Your gap year has finally arrived but how are you going to pay for it? If you’ve been saving for years or your parents are able to cover the costs, lucky you!
If not, don’t worry – you can still have the most amazing trip ever. Here are five tips for doing a gap year on a budget.
1. Planning is key
This one’s a bit obvious, but also the most important. According to Money Supermarket the average cost of a gap year overseas is between £3,000 and £4,000, so plan accordingly. Don’t forget to include all factors such as travel, accommodation, food, activities and emergency funds.
2. Get a sponsor
In the world of sport, sponsors pay big bucks to have athletes promote their brands. There’s no reason why you can’t apply the same principle to your gap year experience, right?
When you’re looking for sponsors, choose businesses that are relevant to your project. For example, if you plan to travel around helping small communities start organic gardens, you could reach out to local farmers and green businesses. Then work your way up to larger corporations that share your goals.

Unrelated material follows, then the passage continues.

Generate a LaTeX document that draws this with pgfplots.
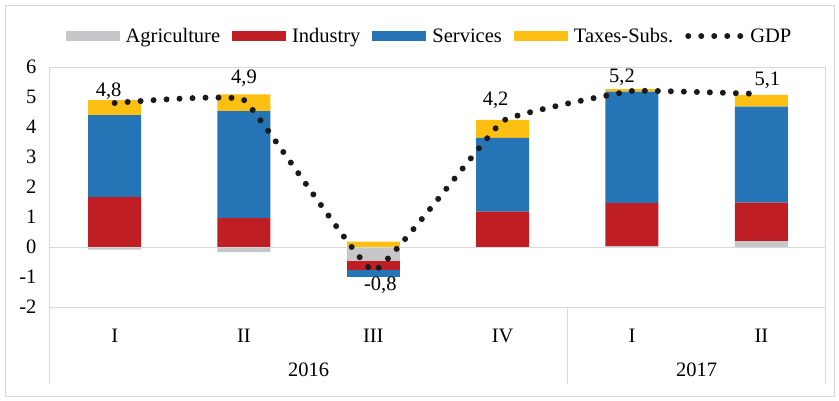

If you’re not having any luck finding a sponsor, you can always launch a good old-fashioned fundraiser. Reach out to your community or try crowdfunding with Kickstarter or Indiegogo. This works particularly well if your gap year project has a charitable or creative angle to it.
4. Work while you travel
You may have saved up some money working a part-time job, but if you run out of cash along the way, there are tons of options to earn money abroad. If you’re in Asia, consider getting a working holiday visa in Australia or New Zealand. Teaching English is a good way to cover costs while helping others, as is working in a hostel.
5. Get creative with your accommodation
Aside from flights and food, accommodation can be one of the most costly parts of a gap year. You’ve probably heard of Couchsurfing, but did you know you can house-sit anywhere in the world for up to a year? Wwoofing and Workaway are also good options for free room and board while you volunteer or work on anything from an organic farm in Cambodia to raising huskies in Lapland.